SAGA: A Robust Self-Attention and Goal-Aware Anchor-based Planner for Safe UAV Autonomous Navigation
arXiv:2605.02301v1 Announce Type: new
Abstract: Agile unmanned aerial vehicle (UAV) navigation in cluttered environments demands a planning architecture that is both computationally efficient and structurally expressive enough to reason over multiple feasible motions. This paper presents SAGA, a robust self-attention and goal-aware anchor-based planner for safe UAV autonomous navigation. SAGA formulates local planning as a one-stage joint regression-and-ranking problem over a fixed lattice of motion anchors. Given a depth image and a body-frame motion state, the planner predicts refined terminal states and planning scores for all anchors in a single forward pass, after which the best candidate is decoded into a dynamically feasible trajectory. The key idea of SAGA is to transform anchor-aligned features into geometry-aware tokens and perform cross-anchor global reasoning with self-attention.
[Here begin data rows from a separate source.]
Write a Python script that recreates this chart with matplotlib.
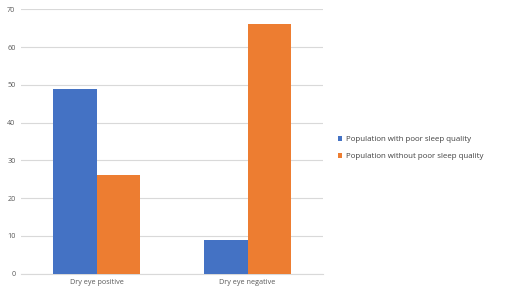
import numpy as np
import matplotlib
matplotlib.use("Agg")
import matplotlib.pyplot as plt

categories = ["Dry eye positive", "Dry eye negative"]
poor_sleep = [49, 9]
no_poor_sleep = [26, 66]
series_names = ["Population with poor sleep quality",
                "Population without poor sleep quality"]
yticks = [0, 10, 20, 30, 40, 50, 60, 70]

plt.rcParams['font.family'] = ['Open Sans', 'DejaVu Sans']

fig = plt.figure(figsize=(5.07, 2.95), dpi=100)
ax = fig.add_axes([21 / 507, 1 - 273.7 / 295, 302 / 507, (273.7 - 9.3) / 295])

x = np.arange(len(categories))
w = 0.285
ax.bar(x - w / 2, poor_sleep, w, color='#4472c4', label=series_names[0], zorder=3)
ax.bar(x + w / 2, no_poor_sleep, w, color='#ed7d31', label=series_names[1], zorder=3)

ax.set_xlim(-0.5, 1.5)
ax.set_ylim(0, 70)
ax.set_yticks(yticks)
ax.set_xticks(x)
ax.set_xticklabels(categories)
ax.grid(axis='y', color='#d9d9d9', linewidth=0.8, zorder=0)
for s in ['left', 'right', 'top']:
    ax.spines[s].set_visible(False)
ax.spines['bottom'].set_color('#d9d9d9')
ax.spines['bottom'].set_linewidth(0.8)
ax.tick_params(length=0, labelsize=5.2, colors='#595959', pad=4)

ax.legend(loc='center left', bbox_to_anchor=(331 / 507, 147 / 295),
          bbox_transform=fig.transFigure, frameon=False, fontsize=5.7,
          handlelength=0.55, handleheight=0.55, handletextpad=0.4,
          labelspacing=1.2, labelcolor='#404040')

fig.savefig("out.png", dpi=100)
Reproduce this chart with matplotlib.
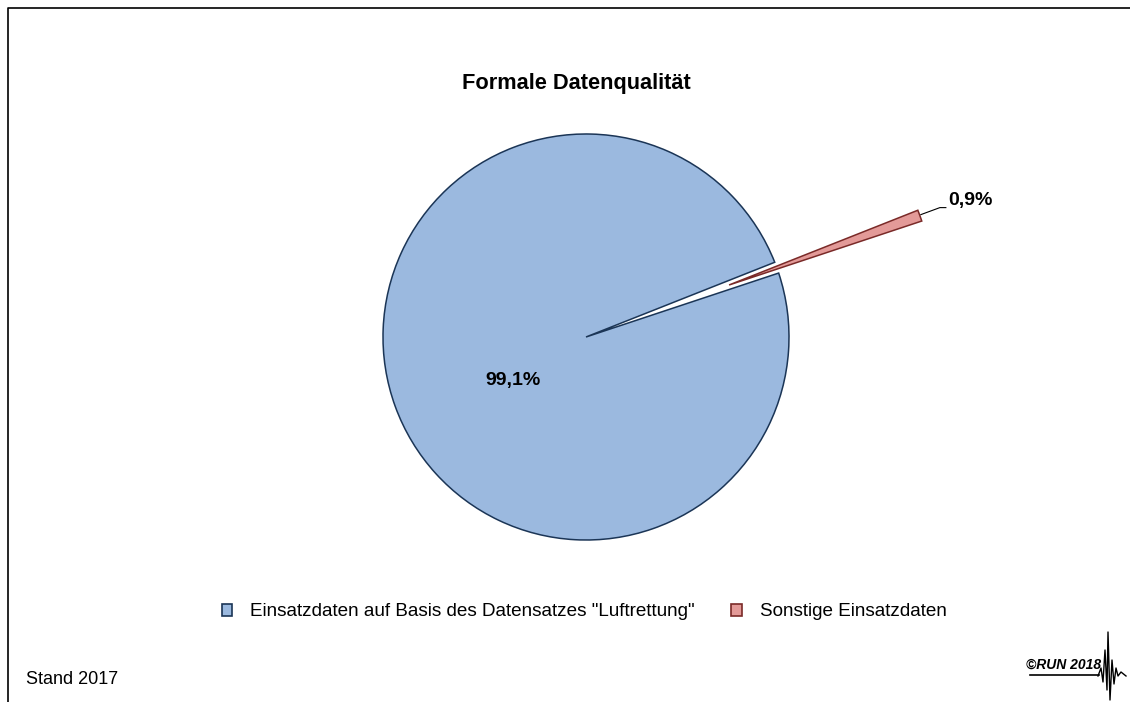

To preserve directional structure in the token space, we further introduce a polar positional encoding derived from anchor yaw and pitch. In addition, a goal-aware modulation module injects velocity, acceleration, and target information into the token representation before final score prediction. Experiments in cluttered pillar-map environments under maximum speed settings of 2.0, 3.0, and 4.0~m/s show that SAGA consistently achieves a 100\% success rate, while YOPO drops from 90.91\% to 62.50\%, Ego-planner from 71.43\% to 52.63\%, and Fast-planner from 52.63\% to 38.46\%. Under the 4.0~m/s maximum speed setting, SAGA also improves average safety from 1.9843~m to 2.3888~m and minimum safety from 0.4390~m to 0.7576~m over YOPO, while reducing total flight time from 40.4631~s to 27.4901~s. The comparison with SAGA w/o PPE further shows that explicit polar positional encoding is critical for stable cross-anchor reasoning and safe passage selection in cluttered scenes.